Supreme Court Ruling Affects on Transportation

Today’s unanimous Supreme Court ruling in Montgomery v. Caribe Transport II will likely be discussed for months through the lens of legal liability, broker and carrier exposure, shipper accountability, and rising insurance risk.

But I suspect the more important implication is operational.

For years, much of freight transportation has operated on fragmented trust systems.

Authority checks.
Insurance verification.
CSA scores.
References.
Spreadsheets.
Transactional vetting.

Necessary tools, certainly. But still largely static snapshots inside a highly dynamic industry.

The Court’s decision appears to reinforce something many long-time operators have quietly understood for years:

Selection matters.
Not just contractually.
Not just legally.
Operationally.

And when trust, judgment, and risk assessment become increasingly important, industries inevitably begin searching for better signal quality.
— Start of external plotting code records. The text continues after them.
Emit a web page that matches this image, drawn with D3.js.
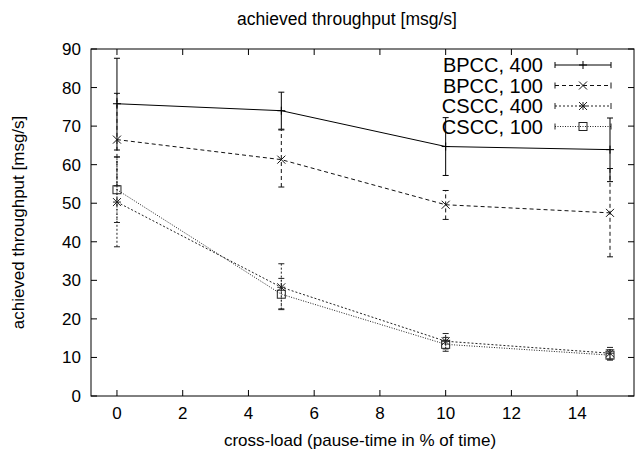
<!DOCTYPE html>
<html><head><meta charset="utf-8">
<script src="https://cdn.jsdelivr.net/npm/d3@7"></script>
<style>body{margin:0;background:#fff}svg{display:block}text{font-family:"Liberation Sans",Arial,sans-serif;fill:#000}</style>
</head><body><svg id="c" width="638" height="459"></svg>
<script>
const xValues = [0, 5, 10, 15];
const seriesNames = ["BPCC, 400", "BPCC, 100", "CSCC, 400", "CSCC, 100"];
const bpcc400 = [75.8, 74.0, 64.7, 63.9];
const bpcc400Lo = [63.8, 69.2, 57.2, 55.6];
const bpcc400Hi = [87.6, 78.8, 72.2, 72.1];
const bpcc100 = [66.5, 61.3, 49.6, 47.5];
const bpcc100Lo = [54.5, 54.2, 45.8, 36.1];
const bpcc100Hi = [78.5, 69.0, 53.3, 59.0];
const cscc400 = [50.3, 28.2, 14.2, 11.1];
const cscc400Lo = [38.7, 22.4, 12.2, 9.6];
const cscc400Hi = [62.0, 34.3, 16.2, 12.6];
const cscc100 = [53.5, 26.4, 13.4, 10.6];
const cscc100Lo = [45.0, 22.6, 11.6, 9.3];
const cscc100Hi = [62.0, 30.5, 15.2, 12.0];
const xTicks = [0, 2, 4, 6, 8, 10, 12, 14];
const yTicks = [0, 10, 20, 30, 40, 50, 60, 70, 80, 90];
const title = "achieved throughput [msg/s]";
const xLabel = "cross-load (pause-time in % of time)";
const yLabel = "achieved throughput [msg/s]";

const series = [
  {name: seriesNames[0], v: bpcc400, lo: bpcc400Lo, hi: bpcc400Hi, dash: null, color: "#000", marker: "plus"},
  {name: seriesNames[1], v: bpcc100, lo: bpcc100Lo, hi: bpcc100Hi, dash: "4,3", color: "#111", marker: "cross"},
  {name: seriesNames[2], v: cscc400, lo: cscc400Lo, hi: cscc400Hi, dash: "2,2", color: "#222", marker: "star"},
  {name: seriesNames[3], v: cscc100, lo: cscc100Lo, hi: cscc100Hi, dash: "1,1.5", color: "#222", marker: "square"}
];

const L = 91, R = 634, T = 49, B = 396;
const x = d3.scaleLinear().domain([-0.79, 15.73]).range([L, R]);
const y = d3.scaleLinear().domain([0, 90]).range([B, T]);
const svg = d3.select("#c");

// frame
svg.append("rect").attr("x", L).attr("y", T).attr("width", R - L).attr("height", B - T)
  .attr("fill", "none").attr("stroke", "#000").attr("stroke-width", 1);

const tl = 6;
const ax = svg.append("g").attr("stroke", "#000").attr("stroke-width", 1);
xTicks.forEach(t => {
  ax.append("line").attr("x1", x(t)).attr("x2", x(t)).attr("y1", B).attr("y2", B - tl);
  ax.append("line").attr("x1", x(t)).attr("x2", x(t)).attr("y1", T).attr("y2", T + tl);
});
yTicks.forEach(t => {
  ax.append("line").attr("x1", L).attr("x2", L + tl).attr("y1", y(t)).attr("y2", y(t));
  ax.append("line").attr("x1", R).attr("x2", R - tl).attr("y1", y(t)).attr("y2", y(t));
});
svg.append("g").selectAll("text").data(xTicks).join("text")
  .attr("x", d => x(d)).attr("y", B + 23).attr("text-anchor", "middle")
  .attr("font-size", 17).text(d => d);
svg.append("g").selectAll("text").data(yTicks).join("text")
  .attr("x", L - 10).attr("y", d => y(d) + 6).attr("text-anchor", "end")
  .attr("font-size", 17).text(d => d);

svg.append("text").attr("x", 347).attr("y", 25).attr("text-anchor", "middle").attr("font-size", 17.5).text(title);
svg.append("text").attr("x", 360).attr("y", 446).attr("text-anchor", "middle").attr("font-size", 17).text(xLabel);
svg.append("text").attr("transform", "translate(24," + ((T + B) / 2) + ") rotate(-90)")
  .attr("text-anchor", "middle").attr("font-size", 17).text(yLabel);

function marker(g, type, cx, cy, color) {
  const s = 4;
  const m = g.append("g").attr("stroke", color).attr("stroke-width", 1).attr("fill", "none");
  if (type === "plus" || type === "star") {
    m.append("line").attr("x1", cx - s).attr("x2", cx + s).attr("y1", cy).attr("y2", cy);
    m.append("line").attr("x1", cx).attr("x2", cx).attr("y1", cy - s).attr("y2", cy + s);
  }
  if (type === "cross" || type === "star") {
    m.append("line").attr("x1", cx - s).attr("x2", cx + s).attr("y1", cy - s).attr("y2", cy + s);
    m.append("line").attr("x1", cx - s).attr("x2", cx + s).attr("y1", cy + s).attr("y2", cy - s);
  }
  if (type === "square") {
    m.append("rect").attr("x", cx - s).attr("y", cy - s).attr("width", 2 * s).attr("height", 2 * s);
  }
}

const line = d3.line().x((d, i) => x(xValues[i])).y(d => y(d));
const cap = 3;
series.forEach(s => {
  const g = svg.append("g");
  g.append("path").attr("d", line(s.v)).attr("fill", "none").attr("stroke", s.color)
    .attr("stroke-width", 1).attr("stroke-dasharray", s.dash);
  xValues.forEach((xv, i) => {
    const px = x(xv);
    g.append("line").attr("x1", px).attr("x2", px).attr("y1", y(s.lo[i])).attr("y2", y(s.hi[i]))
      .attr("stroke", s.color).attr("stroke-dasharray", s.dash);
    [s.lo[i], s.hi[i]].forEach(v => g.append("line").attr("x1", px - cap).attr("x2", px + cap)
      .attr("y1", y(v)).attr("y2", y(v)).attr("stroke", s.color));
    marker(g, s.marker, px, y(s.v[i]), s.color);
  });
});

// legend
const legY0 = 65, legDy = 20.5;
series.forEach((s, i) => {
  const yy = legY0 + i * legDy;
  svg.append("text").attr("x", 543).attr("y", yy + 7).attr("text-anchor", "end").attr("font-size", 20).text(s.name);
  const g = svg.append("g");
  g.append("line").attr("x1", 555).attr("x2", 611).attr("y1", yy).attr("y2", yy)
    .attr("stroke", s.color).attr("stroke-dasharray", s.dash);
  [555, 611].forEach(px => g.append("line").attr("x1", px).attr("x2", px).attr("y1", yy - 3).attr("y2", yy + 3).attr("stroke", s.color));
  marker(g, s.marker, 583, yy, s.color);
});
</script></body></html>
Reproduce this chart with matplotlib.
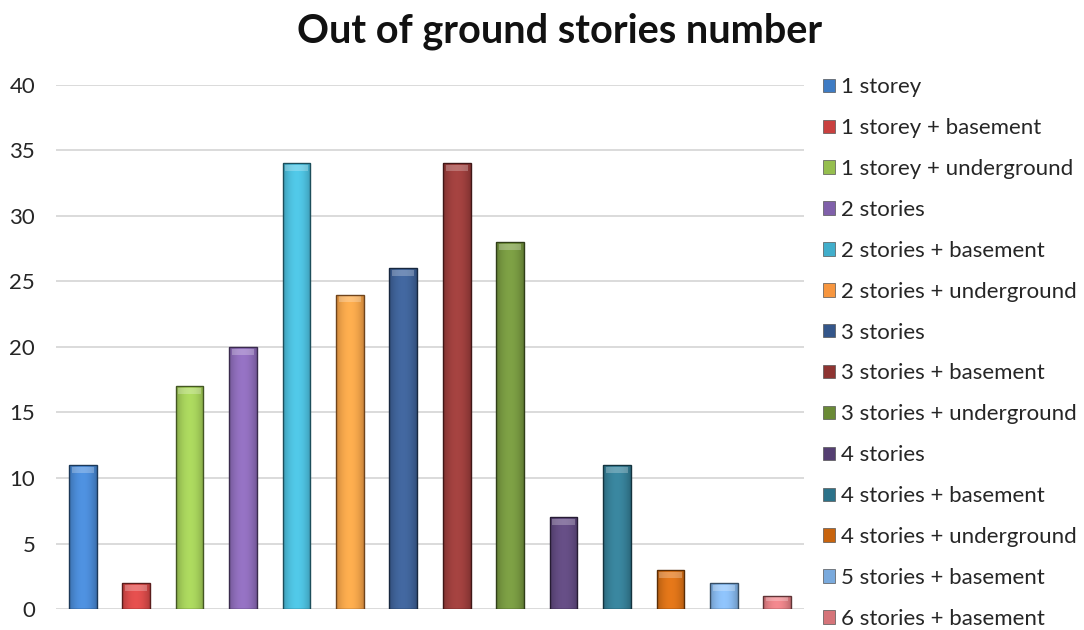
import numpy as np
import matplotlib
matplotlib.use("Agg")
import matplotlib.pyplot as plt
import matplotlib.colors as mcolors

categories = [
    "1 storey", "1 storey + basement", "1 storey + underground", "2 stories",
    "2 stories + basement", "2 stories + underground", "3 stories",
    "3 stories + basement", "3 stories + underground", "4 stories",
    "4 stories + basement", "4 stories + underground", "5 stories + basement",
    "6 stories + basement",
]
counts = [11, 2, 17, 20, 34, 24, 26, 34, 28, 7, 11, 3, 2, 1]
colors = [
    "#3F7CC4", "#C9403F", "#95BE4E", "#8060AA", "#41AECB", "#F7963F",
    "#34568A", "#8E3432", "#6A8A36", "#553F72", "#2C7289", "#C8640E",
    "#7AAADD", "#D57479",
]
yticks = [0, 5, 10, 15, 20, 25, 30, 35, 40]
title = "Out of ground stories number"

plt.rcParams["font.family"] = ["Lato", "DejaVu Sans"]

fig = plt.figure(figsize=(10.84, 6.3), dpi=100)
ax = fig.add_axes([0.0517, 0.0333, 0.69, 0.832])

x = np.arange(len(categories))
bars = ax.bar(x, counts, width=0.52, color=colors, edgecolor="none",
              label=categories, zorder=3)

# cylinder-like shading across each bar
prof = np.linspace(-1, 1, 64)
shade = 1 - 0.5 * np.abs(prof) ** 2
for b, c in zip(bars, colors):
    rgb = np.array(mcolors.to_rgb(c))
    light = np.clip(rgb * 1.1 + 0.04, 0, 1)
    dark = rgb * 0.62
    img = np.empty((1, 64, 3))
    for i, s in enumerate(shade):
        img[0, i] = dark + (light - dark) * s
    x0, y0 = b.get_x(), b.get_y()
    w, h = b.get_width(), b.get_height()
    im = ax.imshow(img, extent=[x0, x0 + w, y0, y0 + h], aspect="auto",
                   origin="lower", zorder=3.1, interpolation="bilinear")
    im.set_clip_path(b)
    # bevelled cap highlight
    cap = min(0.6, h * 0.4)
    ax.add_patch(plt.Rectangle((x0 + w * 0.1, y0 + h - cap), w * 0.8, cap * 0.75,
                               facecolor="white", alpha=0.25, edgecolor="none",
                               zorder=3.2))
    ax.add_patch(plt.Rectangle((x0, y0), w, h, facecolor="none",
                               edgecolor=tuple(rgb * 0.45), linewidth=1.0,
                               zorder=3.3))

ax.set_xlim(-0.5, len(categories) - 0.5)
ax.set_ylim(0, 40)
ax.set_yticks(yticks)
ax.set_xticks([])
ax.yaxis.grid(True, color="#D4D4D4", linewidth=1.2)
ax.set_axisbelow(True)
for s in ax.spines.values():
    s.set_visible(False)
ax.tick_params(axis="y", length=0, labelsize=16, labelcolor="#262626", pad=15)

fig.text(0.516, 0.95, title, ha="center", va="center", fontsize=28.5,
         fontweight="bold", color="#111111")

leg = ax.legend(loc="upper left", bbox_to_anchor=(1.007, 1.04), frameon=False,
                fontsize=16, handlelength=0.55, handleheight=0.55,
                handletextpad=0.3, labelspacing=0.94, borderaxespad=0.2)
for t in leg.get_texts():
    t.set_color("#262626")
for hnd in leg.legend_handles:
    hnd.set_edgecolor("#555555")
    hnd.set_linewidth(0.5)

fig.savefig("out.png", dpi=100, facecolor="white")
Transportation is no exception.

The challenge is that freight remains one of the most relationship-driven industries in the economy, while simultaneously becoming more transactional, more digital, and more fragmented.

That creates tension.

Because most systems in transportation were designed to move freight…
not necessarily to preserve institutional trust, operational reputation, or longitudinal performance history across an increasingly mobile workforce and carrier landscape.

I believe the industry is entering a period where “verified history” and “persistent reputation” become far more important than they have been historically.

Not because technology says so.
Because economics eventually will.

The transportation industry has spent decades optimizing the movement of freight.

The next decade will be defined by how effectively it understands and measures trust.